How do you ask a donor for a gift if you can’t ask them for a donation? That is the challenge many donors create when they ask an organization to reduce communication or stop it completely.

What makes the request for less or no mail a problem is many donors don’t make ongoing donations without a regular cadence of communication. In a yearlong test, where TrueSense reduced the number of mailings to a test group by over 50 percent, there was a 15.4 percent drop in gifts and a 11.1 percent reduction in net revenue.

So, how do you resolve the need to raise money AND honor the donor’s wishes?

The first step is to consider the possibility that the donor’s preferences can change over time, or that the preferences originally assigned to the donor (on the file) were not an accurate reflection of their wishes. Often, the “no mail” flag is added proactively by previous fundraisers or during a data update process.

Another challenge to fundraising is how to manage a household record when the primary donor has passed away. When a donor dies, there are usually other members of the household (who were part of the giving decisions) still living at that address. When communication to that address ends due to the “deceased” flag on the record, any engagement with the remaining family members also ends.
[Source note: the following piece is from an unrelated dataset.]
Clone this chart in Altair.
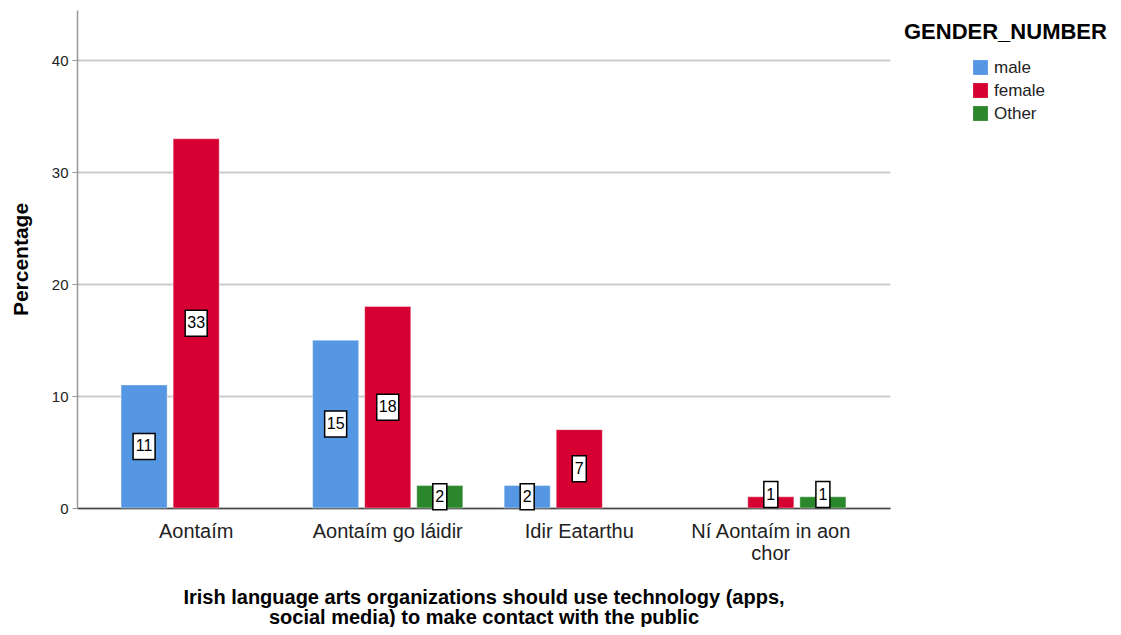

Using Address Mailings to Improve Donor Data and Recover Long-Term Value

Both “no-mail” and “deceased” flags on donor records are obstacles to meaningful engagement between an organization and a donor. That is why we recommend sending a “Caring Friends” mailing during Thanksgiving and Christmas to “no-mail” and “deceased” donors. The mailing simply replaces the donor’s name with “Dear Caring Friend,” and creates an opportunity for someone living at the address to make a donation. This is considered an address mailing — which allows for continued engagement, and an opportunity to update a donor record with new donor information and communication preferences.

In addition to these benefits, the “Caring Friend” mailing also produces net revenue. Last year, The Salvation Army averaged a 2.2 ROI when mailing to addresses with a “deceased” flag, and a 4.0 ROI for mailings sent to addresses marked “do not mail.” In total, 2,042 donor records were updated to reflect the current status of donors living at those addresses.

The “Caring Friend” mailing is just one specific strategy you can use to keep your donor records up-to-date, and reduce the negative impact of data hygiene on communication with your most important impact partners: the heroic donors who fuel your mission.